TSF- Usted porque no se lo cree.
CHG- Si así fuera yo hubiera luchado por dejar un país distinto. Si yo abriera puertas maravillosas, y lo digo de verdad no haciéndome la humilde, seguramente podría dejar lo que soñé como un país sin violencia.
TSF- Pero Usted abrió la ciudad de los niños, la isla de los inventos, el molino, la redonda, la esquina encendida, Lavardén… ¿Cree que no abrió puertas?
(Ella sonríe y toma aire. Silencio)
TSF- Ya nos dijo lo que significan los niños pero ¿significan tanto que juró por ellos cuando asumió por tercera vez como Ministra de cultura?
CHG- Juré por la patria de la infancia, que es más que eso. La patria de los niños es eso que dicen cuando creen en la patria, o cuando cantan “Aurora” con fervor. Eso que es su tierra, su casa, su pedacito de mundo, sea barro, sea lindo, sea feo, su maestra, las tetas de su mamá, su hermanito, el juguete lindo o feo, el pedacito que tienen. La patria de la infancia es eso, “El saladillo”, el bar con mi padre, el tren fantasma…
TSF- ¿Cómo le gustaría que la recuerden?
CHG- Primero no me gustaría morirme. Y para morirme me tendrían que matar. Y no porque fuera más glorioso, simplemente es que no me quisiera morir. Y eso que paso grandes tristezas. Con dos nietos, se tiene
que estar muy mal para querer dejar la vida, eso es lo más maravilloso que le puede pasar a un ser humano. Y a veces me enojo conmigo misma y digo: que no me recuerden, por favor. Y que no se les ocurra entregarme premios post mortem, porque les aseguro que voy a volver a matarlos a todos, porque si tenían premios me los hubiesen dado en vida. Pero no para mi ego, sino para mi soledad. Como mi papá daba clases para los presos porque lo querían más, que me den abrazos a mí. El que me quiere, abráceme y dígame que me quiere y que hice algo bien. Aunque haya hecho otras cosas mal, díghanme que hice algo bien. Y si alguna vez algún niño de América me encuentra por el mundo, si algún niño de Santa Fe me encuentra alguna vez, viva, por el mundo, que me apriete fuerte la mano y me diga vos Chiqui fuiste mi amiga, y esa es una de las mejores formas de recordarme. Me gustaría ser recordada por la infancia, por las madres de esos hijos que se esforzaron – en el 2001 por ejemplo- y me decían no tenemos plata para los colectivos, pero como es gratis ir a los trípticos, se pasaban el verano ahí jugando, y me regalaban los caracoles para hacer móviles. Y me gustará ser recordada por los que quedan, los que quedan haciendo trabajos distintos, y por los actores; Y me gustaría ser recordada por los dirigentes políticos, que entendieron la importancia de la cultura y tomaron la decisión política de hacer todo lo que hicimos en Santa Fe, que me acompañaron en mis distintas funciones públicas y que me reconocieron para estar donde estoy. Y no fue fácil hacer todo esto, que si no hubiese sido público jamás lo hubiese hecho, si no hubiese sido gratuito jamás lo hubiese hecho. Por eso también me gustaría que me recuerden.

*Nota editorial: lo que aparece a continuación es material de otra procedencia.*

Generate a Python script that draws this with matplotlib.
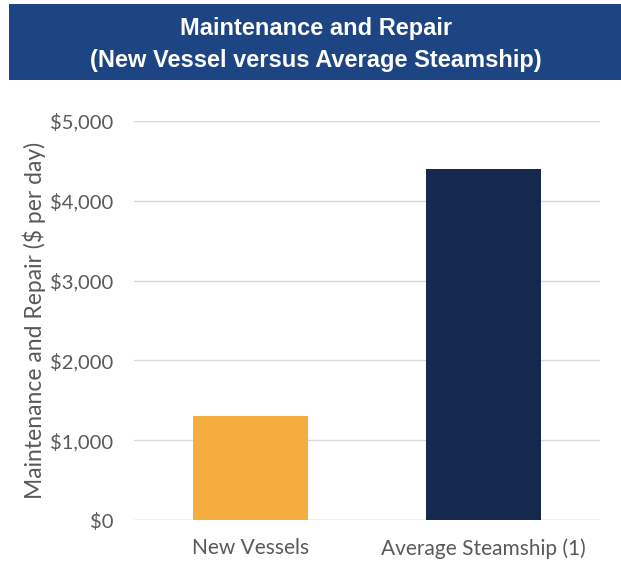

Había pasado poco más de una hora desde que comenzamos la charla. En su despacho del primer piso de la sala cultural “La Mirage” el silencio solo era interrumpido por el flash de la cámara de fotos. Antes de despedirnos reafirmé, con la emoción intacta de aquel día que la escuché por primera vez, que valió la pena nuestro encuentro. Y el resto es “solo otra forma más de demorarse”.